- _WHAT IS REQUIRED_
Only the lines from the start of the data to the line containing "const dockFreeN100 = [69.6, 35.1, 25.1, 24.0, 24.0, 24.0];", both included, should be output, exactly and without pictures.

- _AVAILABLE DATA_
════════

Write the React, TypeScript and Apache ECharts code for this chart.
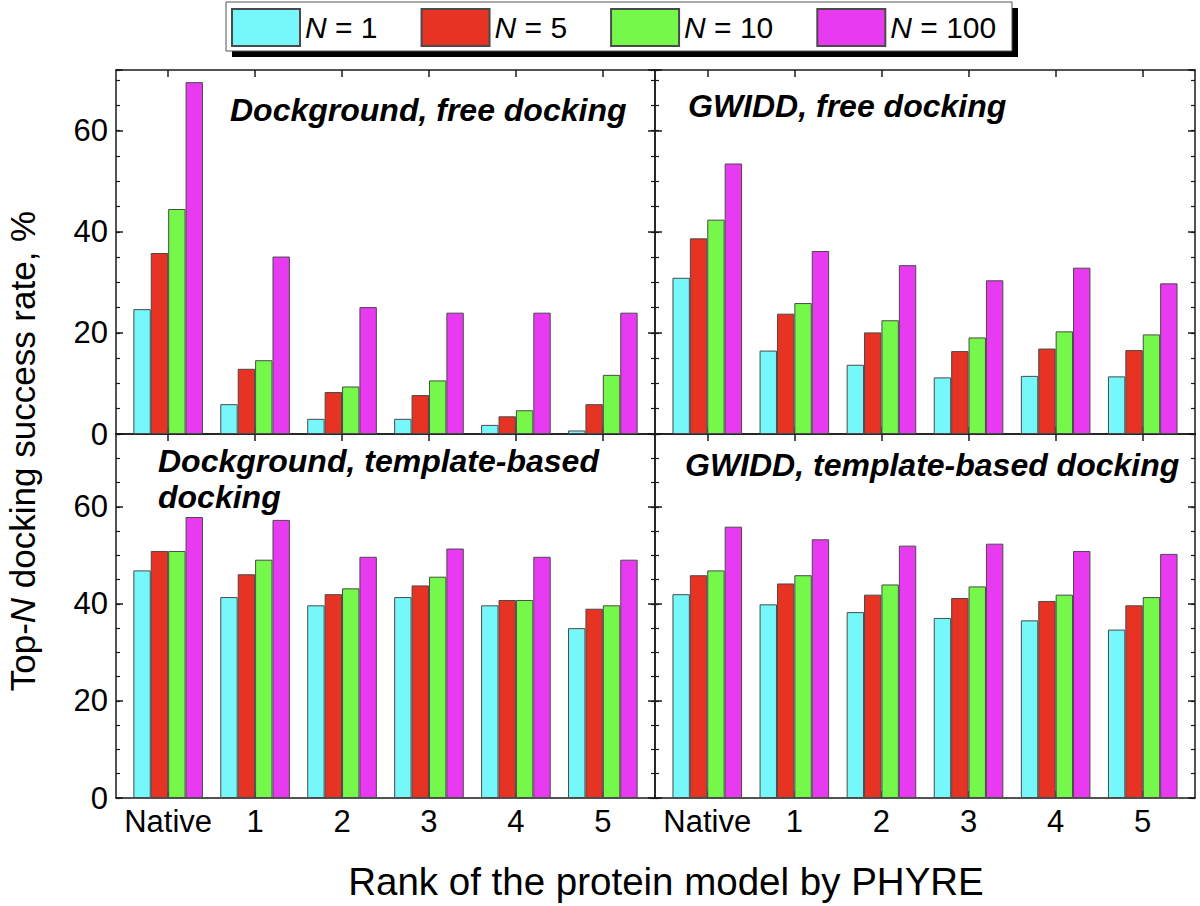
import React, { useEffect, useRef } from "react";
import * as echarts from "echarts";

const categories = ["Native", "1", "2", "3", "4", "5"];
const seriesNames = ["N = 1", "N = 5", "N = 10", "N = 100"];
const seriesColors = ["#76F8FB", "#E73323", "#76F84B", "#E83AF0"];

// Dockground, free docking
const dockFreeN1 = [24.7, 5.9, 3.0, 3.0, 1.8, 0.7];
const dockFreeN5 = [35.8, 12.9, 8.3, 7.7, 3.5, 5.9];
const dockFreeN10 = [44.5, 14.6, 9.4, 10.6, 4.7, 11.7];
const dockFreeN100 = [69.6, 35.1, 25.1, 24.0, 24.0, 24.0];

// GWIDD, free docking
const gwiddFreeN1 = [30.9, 16.5, 13.7, 11.2, 11.5, 11.4];
const gwiddFreeN5 = [38.7, 23.8, 20.1, 16.4, 16.9, 16.6];
const gwiddFreeN10 = [42.4, 25.9, 22.5, 19.1, 20.3, 19.7];
const gwiddFreeN100 = [53.5, 36.2, 33.4, 30.4, 32.9, 29.8];

// Dockground, template-based docking
const dockTmplN1 = [46.9, 41.4, 39.7, 41.4, 39.7, 35.0];
const dockTmplN5 = [50.9, 46.1, 42.0, 43.8, 40.8, 39.0];
const dockTmplN10 = [50.9, 49.1, 43.2, 45.6, 40.8, 39.7];
const dockTmplN100 = [57.9, 57.3, 49.7, 51.4, 49.7, 49.1];

// GWIDD, template-based docking
const gwiddTmplN1 = [42.0, 39.9, 38.3, 37.1, 36.6, 34.7];
const gwiddTmplN5 = [45.9, 44.2, 41.9, 41.2, 40.6, 39.7];
const gwiddTmplN10 = [46.9, 45.9, 44.0, 43.6, 41.9, 41.4];
const gwiddTmplN100 = [55.9, 53.3, 52.0, 52.4, 50.9, 50.3];

const yMaxTop = 72;
const yMaxBottom = 75;
const xTickValues = [0, 1, 2, 3, 4, 5];

const FONT = "'Liberation Sans', Arial, Helvetica, sans-serif";
const AX = "#1a1a1a";

export default function App() {
  const ref = useRef<HTMLDivElement>(null);

  useEffect(() => {
    if (!ref.current) return;
    const chart = echarts.init(ref.current, null, { renderer: "svg" });

    const panels = [
      { left: 116, top: 70, width: 539, height: 364, ymax: yMaxTop, xl: false, yl: true, data: [dockFreeN1, dockFreeN5, dockFreeN10, dockFreeN100] },
      { left: 655, top: 70, width: 540, height: 364, ymax: yMaxTop, xl: false, yl: false, data: [gwiddFreeN1, gwiddFreeN5, gwiddFreeN10, gwiddFreeN100] },
      { left: 116, top: 434, width: 539, height: 364, ymax: yMaxBottom, xl: true, yl: true, data: [dockTmplN1, dockTmplN5, dockTmplN10, dockTmplN100] },
      { left: 655, top: 434, width: 540, height: 364, ymax: yMaxBottom, xl: true, yl: false, data: [gwiddTmplN1, gwiddTmplN5, gwiddTmplN10, gwiddTmplN100] },
    ];

    const grids: any[] = [];
    const xAxes: any[] = [];
    const yAxes: any[] = [];
    const series: any[] = [];

    panels.forEach((p, g) => {
      grids.push({ left: p.left, top: p.top, width: p.width, height: p.height, containLabel: false });
      ["bottom", "top"].forEach((pos) => {
        xAxes.push({
          gridIndex: g,
          type: "value",
          position: pos,
          min: -0.6,
          max: 5.6,
          axisLine: { show: true, onZero: false, lineStyle: { color: AX, width: 1.5 } },
          axisTick: { show: true, inside: true, length: 7, customValues: xTickValues, lineStyle: { color: AX, width: 1.5 } },
          axisLabel: {
            show: pos === "bottom" && p.xl,
            customValues: xTickValues,
            formatter: (v: number) => categories[Math.round(v)] ?? "",
            fontSize: 31,
            fontFamily: FONT,
            color: "#000",
            margin: 8,
          },
          splitLine: { show: false },
        });
      });
      ["left", "right"].forEach((pos) => {
        yAxes.push({
          gridIndex: g,
          type: "value",
          position: pos,
          min: 0,
          max: p.ymax,
          interval: 20,
          axisLine: { show: true, onZero: false, lineStyle: { color: AX, width: 1.5 } },
          axisTick: { show: true, inside: true, length: 7, lineStyle: { color: AX, width: 1.5 } },
          axisLabel: {
            show: pos === "left" && p.yl,
            formatter: (v: number) => (v % 20 === 0 ? String(v) : ""),
            fontSize: 31,
            fontFamily: FONT,
            color: "#000",
            margin: 8,
          },
          splitLine: { show: false },
        });
        yAxes.push({
          gridIndex: g,
          type: "value",
          position: pos,
          min: 0,
          max: p.ymax,
          interval: 5,
          axisLine: { show: false, onZero: false },
          axisTick: { show: true, inside: true, length: 4, lineStyle: { color: AX, width: 1.2 } },
          axisLabel: { show: false },
          splitLine: { show: false },
        });
      });
      p.data.forEach((arr, k) => {
        series.push({
          type: "bar",
          name: seriesNames[k],
          xAxisIndex: g * 2,
          yAxisIndex: g * 4,
          data: arr.map((v, i) => [i, v]),
          barWidth: 17.4,
          barGap: "0%",
          itemStyle: { color: seriesColors[k], borderColor: "#4a4a4a", borderWidth: 1 },
        });
      });
    });

    const titleStyle = (text: string) => ({
      text,
      fontSize: 32,
      fontWeight: "bold",
      fontStyle: "italic",
      fontFamily: FONT,
      fill: "#000",
      align: "left",
      verticalAlign: "middle",
      textAlign: "left",
      textVerticalAlign: "middle",
    });

    chart.setOption({
      animation: false,
      backgroundColor: "#fff",
      color: seriesColors,
      legend: {
        data: seriesNames,
        icon: "rect",
        left: 231,
        top: 8,
        itemWidth: 68,
        itemHeight: 37,
        itemGap: 43,
        padding: 0,
        selectedMode: false,
        z: 10,
        formatter: (name: string) => "{i|N}" + name.slice(1),
        textStyle: {
          fontSize: 30,
          fontFamily: FONT,
          color: "#000",
          rich: { i: { fontStyle: "italic", fontSize: 30, fontFamily: FONT, color: "#000" } },
        },
      },
      grid: grids,
      xAxis: xAxes,
      yAxis: yAxes,
      series,
      graphic: [
        { type: "rect", z: 1, shape: { x: 232, y: 8, width: 786, height: 49 }, style: { fill: "#000" } },
        { type: "rect", z: 2, shape: { x: 226, y: 2, width: 786, height: 49 }, style: { fill: "#fff", stroke: "#555", lineWidth: 1 } },
        { type: "text", z: 20, x: 230, y: 110, style: titleStyle("Dockground, free docking") },
        { type: "text", z: 20, x: 688, y: 106, style: titleStyle("GWIDD, free docking") },
        { type: "text", z: 20, x: 158, y: 461, style: titleStyle("Dockground, template-based") },
        { type: "text", z: 20, x: 158, y: 497, style: titleStyle("docking") },
        { type: "text", z: 20, x: 685, y: 465, style: titleStyle("GWIDD, template-based docking") },
        {
          type: "text",
          z: 20,
          x: 22,
          y: 451,
          rotation: Math.PI / 2,
          style: {
            rich: { i: { fontStyle: "italic", fontSize: 35, fontFamily: FONT, fill: "#000" } },
            text: "Top-{i|N} docking success rate, %",
            fontSize: 35,
            fontFamily: FONT,
            fill: "#000",
            align: "center",
            verticalAlign: "middle",
            textAlign: "center",
            textVerticalAlign: "middle",
          },
        },
        {
          type: "text",
          z: 20,
          x: 666,
          y: 881,
          style: {
            text: "Rank of the protein model by PHYRE",
            fontSize: 38.5,
            fontFamily: FONT,
            fill: "#000",
            align: "center",
            verticalAlign: "middle",
            textAlign: "center",
            textVerticalAlign: "middle",
          },
        },
      ],
    });

    return () => chart.dispose();
  }, []);

  return (
    <div
      ref={ref}
      style={{ position: "fixed", left: 0, top: 0, width: 1200, height: 906, background: "#fff" }}
    />
  );
}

════════

- _SOLUTION BELOW_
Write the React, TypeScript and Apache ECharts code for this chart.
import React, { useEffect, useRef } from "react";
import * as echarts from "echarts";

const categories = ["Native", "1", "2", "3", "4", "5"];
const seriesNames = ["N = 1", "N = 5", "N = 10", "N = 100"];
const seriesColors = ["#76F8FB", "#E73323", "#76F84B", "#E83AF0"];

// Dockground, free docking
const dockFreeN1 = [24.7, 5.9, 3.0, 3.0, 1.8, 0.7];
const dockFreeN5 = [35.8, 12.9, 8.3, 7.7, 3.5, 5.9];
const dockFreeN10 = [44.5, 14.6, 9.4, 10.6, 4.7, 11.7];
const dockFreeN100 = [69.6, 35.1, 25.1, 24.0, 24.0, 24.0];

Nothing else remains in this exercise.